There are three things I'd like Alexa to do in the future. First, I'd love for it to have unique user profiles keyed to voice identification/voice biometrics. If you can order goods and services through Echo via voice, there will be a need and demand for better security beyond “The order came through your device.”  At some point this will happen, probably the day after the news story where an eight year old goes wild buying video games and toys with his voice using Amazon Prime while the parents were in a different room or sleeping in.

 Voice biometrics provide authentication and the ability to create user profiles.  Amazon is already probably working on this feature, as it will give more granular details on consumer behavior, which it can leverage to sell more things.  It wouldn't shock me if Alexa is already keeping a background count as to how many different users access it through an Echo and for how long each day.

Once Alexa can figure out who is speaking, I want to see it move into the business arena to ride shotgun with me – an area where Google might have an upper hand.  Going through my cloud-based email, it would be nice to say things like, "Alexa, please schedule this meeting."  Yes, I know there are all kinds of ways you can do this already through Google-based assistants and voice recognition and my phone, but if I'm sitting at my desk and Alexa is already "listening" and playing music in the background, why can't I get it to do a bit more work for me?

Key applications in the work environment would include hands-free operation during presentations – “Alexa, next slide please,” – and anywhere else where a voice-interface would make sense in the trinity of business applications.  Microsoft's Cortana already has a leg up with its integration into Windows 10, so I suspect we will see a Microsoft Surface Cortana gizmo down the road, with an LED screen and projector built in.  An actual image of Cortana could appear, pictures and videos could be displayed as part of the assistant's functions, and so on.

"Telephony" would be the final integration I'd like to see, but that gets into the hybrid oddness we have today between traditional-ish SMS text messaging, voice telephony, and Voice over IP (VoIP) and IP-based messaging.  Still, it would be nice to say "Alexa" (Or "Cortana") "Please call Jeff Rodman" and simply have the call happen. Again, I know I can do this by pulling out my cell phone and saying "OK Google, call Jeff Rodman," assuming I have programmed Jeff's phone number into my contact list, but we don't have the quality of ease of use we should have.

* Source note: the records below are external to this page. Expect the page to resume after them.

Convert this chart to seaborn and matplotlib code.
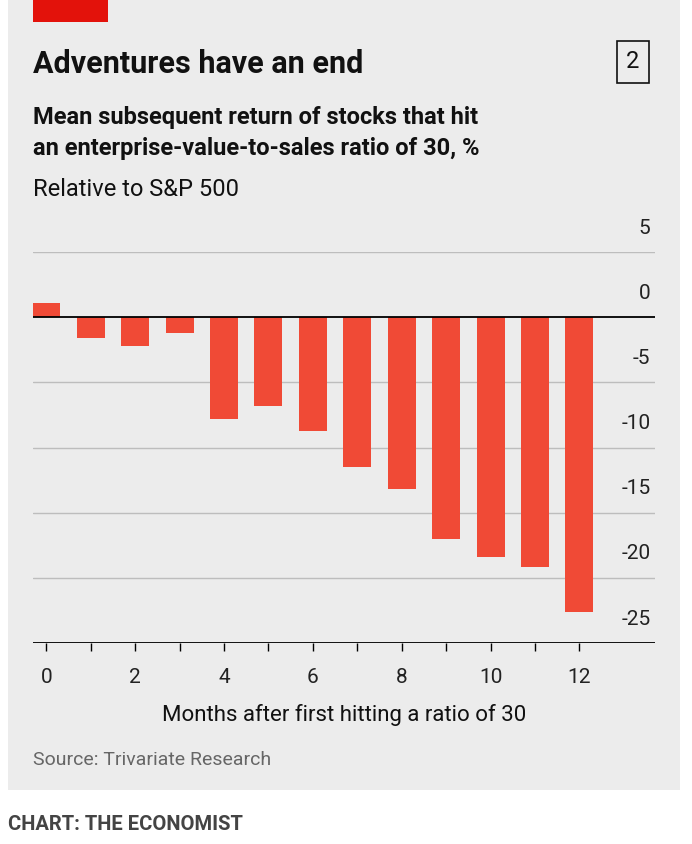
import matplotlib.pyplot as plt
import seaborn as sns
import pandas as pd
from matplotlib.patches import Rectangle

months = list(range(13))
returns = [1.1, -1.6, -2.2, -1.2, -7.8, -6.8, -8.7, -11.5, -13.2, -17.0, -18.4, -19.2, -22.6]
yticks = [5, 0, -5, -10, -15, -20, -25]

sns.set_theme(style="white")
plt.rcParams['font.family'] = ['Roboto', 'DejaVu Sans']

W, H = 692, 844
fig = plt.figure(figsize=(W / 100, H / 100), dpi=100)
fig.patch.set_facecolor('white')
bg = '#ececec'
fig.add_artist(Rectangle((8 / W, 1 - 790 / H), 672 / W, 790 / H, transform=fig.transFigure,
                         facecolor=bg, edgecolor='none', zorder=0))
fig.add_artist(Rectangle((33 / W, 1 - 22 / H), 75 / W, 22 / H, transform=fig.transFigure,
                         facecolor='#e3120b', edgecolor='none', zorder=1))

ax = fig.add_axes([33 / W, (H - 643) / H, (655 - 33) / W, (643 - 252) / H])
ax.set_facecolor(bg)
df = pd.DataFrame({'month': months, 'ret': returns})
sns.barplot(data=df, x='month', y='ret', color='#f04a36', saturation=1, width=0.63,
            linewidth=0, edgecolor='none', ax=ax, zorder=3)
ax.set_xlim(-0.3, 13.7)
ax.set_ylim(-25, 5)
for s in ax.spines.values():
    s.set_visible(False)
for v in yticks:
    if v in (0, -25):
        ax.axhline(v, color='black', lw=1.3, zorder=4)
    else:
        ax.axhline(v, color='#bdbdbd', lw=1, zorder=1)
    ax.text(13.6, v + 1.1, str(v), ha='right', va='bottom', fontsize=15, color='#222222')
ax.set_yticks([])
ax.set_xticks(months)
ax.set_xticklabels([str(m) if m % 2 == 0 else '' for m in months], fontsize=15, color='#222222')
ax.tick_params(axis='x', length=6, width=1, color='black', bottom=True, pad=12)
ax.set_xlabel('Months after first hitting a ratio of 30', fontsize=16, color='#111111', labelpad=12)
ax.set_ylabel('')

fig.text(33 / W, 1 - 64 / H, 'Adventures have an end', fontsize=22, fontweight='bold', va='center', color='#111111')
fig.text(33 / W, 1 - 133 / H, 'Mean subsequent return of stocks that hit\nan enterprise-value-to-sales ratio of 30, %',
         fontsize=17, fontweight='bold', va='center', color='#111111', linespacing=1.45)
fig.text(33 / W, 1 - 190 / H, 'Relative to S&P 500', fontsize=17, va='center', color='#111111')
fig.text(633 / W, 1 - 62 / H, '2', fontsize=17, ha='center', va='center', color='#111111',
         bbox=dict(boxstyle='square,pad=0.4', facecolor='none', edgecolor='#111111', lw=1.2))
fig.text(33 / W, 1 - 760 / H, 'Source: Trivariate Research', fontsize=14, va='center', color='#666666')
fig.text(8 / W, 1 - 825 / H, 'CHART: THE ECONOMIST', fontsize=14.5, fontweight='bold', va='center', color='#444444')

fig.savefig('out.png', dpi=100)
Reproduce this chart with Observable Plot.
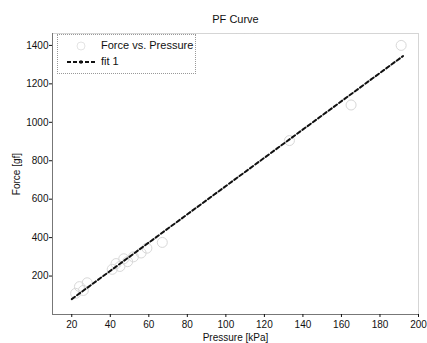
<!DOCTYPE html>
<html>
<head>
<meta charset="utf-8">
<script src="https://cdn.jsdelivr.net/npm/d3@7"></script>
<script src="https://cdn.jsdelivr.net/npm/@observablehq/plot@0.6"></script>
<style>
  html, body { margin: 0; padding: 0; background: #fff; }
  #wrap { position: relative; width: 427px; height: 343px; font-family: "Liberation Sans", Arial, sans-serif; }
  #legend { position: absolute; left: 57px; top: 34px; width: 137px; height: 38px; border: 1px dotted #999; background: #fff; font-size: 11px; color: #111; }
  #legend .row { position: absolute; left: 8px; height: 14px; display: flex; align-items: center; }
  #legend .lbl { position: absolute; left: 43px; }
</style>
</head>
<body>
<div id="wrap"></div>
<script>
// Measured points (Force vs. Pressure)
const pressure = [22, 24, 26, 28, 41, 43, 45, 47, 49, 52, 56, 59, 67, 133, 165, 191];
const force    = [110, 145, 125, 165, 235, 265, 250, 290, 275, 300, 320, 345, 375, 905, 1090, 1400];
// Linear fit ("fit 1") end points
const fitPressure = [20, 192];
const fitForce    = [80, 1345];
const xTicks = [20, 40, 60, 80, 100, 120, 140, 160, 180, 200];
const yTicks = [200, 400, 600, 800, 1000, 1200, 1400];
const titleText = "PF Curve";

const pts = pressure.map((p, i) => ({p, f: force[i]}));
const fit = fitPressure.map((p, i) => ({p, f: fitForce[i]}));

const chart = Plot.plot({
  width: 427,
  height: 343,
  marginLeft: 52,
  marginRight: 9,
  marginTop: 33,
  marginBottom: 29,
  style: {fontFamily: "Liberation Sans, Arial, sans-serif", fontSize: "10px", background: "#fff", color: "#111"},
  x: {domain: [10, 200], ticks: xTicks, label: null},
  y: {domain: [0, 1462], ticks: yTicks, label: null},
  marks: [
    Plot.frame({stroke: "#aaa", strokeDasharray: "1,1"}),
    Plot.ruleX([10], {stroke: "#777"}),
    Plot.ruleY([0], {stroke: "#777"}),
    Plot.axisX({ticks: xTicks, tickFormat: d3.format("d"), tickSize: 3, tickPadding: 3, label: "Pressure [kPa]", labelAnchor: "center", labelArrow: "none", labelOffset: 26, fontSize: 10}),
    Plot.axisY({ticks: yTicks, tickFormat: d3.format("d"), tickSize: 3, tickPadding: 1, label: "Force [gf]", labelAnchor: "center", labelArrow: "none", labelOffset: 40, fontSize: 10}),
    Plot.dot(pts, {x: "p", y: "f", r: 5, stroke: "#d8d8d8", strokeWidth: 1}),
    Plot.line(fit, {x: "p", y: "f", stroke: "#111", strokeWidth: 2, strokeDasharray: "4,2.5"}),
    Plot.text([titleText], {frameAnchor: "top", dy: -18, fontSize: 11, fill: "#111"})
  ]
});
const wrap = document.getElementById("wrap");
wrap.appendChild(chart);

const legend = document.createElement("div");
legend.id = "legend";
legend.innerHTML = `
  <div class="row" style="top:4px;"><svg width="30" height="12"><circle cx="15" cy="6" r="4" fill="none" stroke="#e4e4e4"/></svg></div>
  <div class="lbl" style="top:4px;">Force vs. Pressure</div>
  <div class="row" style="top:20px;"><svg width="30" height="12"><line x1="1" y1="6" x2="29" y2="6" stroke="#111" stroke-width="2" stroke-dasharray="4,2"/><circle cx="15" cy="6" r="1.8" fill="#111"/></svg></div>
  <div class="lbl" style="top:20px;">fit 1</div>`;
wrap.appendChild(legend);
</script>
</body>
</html>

If you had to pick a loser out of the AI assistant race, Apple is probably it.  It had the opportunity to open up Siri to third-party developers relatively early, but didn't.  Meanwhile, Siri's developers built a better Siri emphasizing APIs and a third-party ecosystem, while being bought by Samsung shortly after unveiling.  Amazon can use Alexa and Echo to collect more consumer data and sell more things; meanwhile, Microsoft has Cortana embedded across its platforms and is no doubt building deeper hooks between Cortana and cloud and business applications. 

Meanwhile, Google Home can tap into a larger ecosystem and knowledge base than Echo currently, but like all things Google, there are a lot of rough edges in how things work together.  If Google could combine its product builds with a health seasoning of Apple's (former) "get it right" product polishing, it would have a category winner.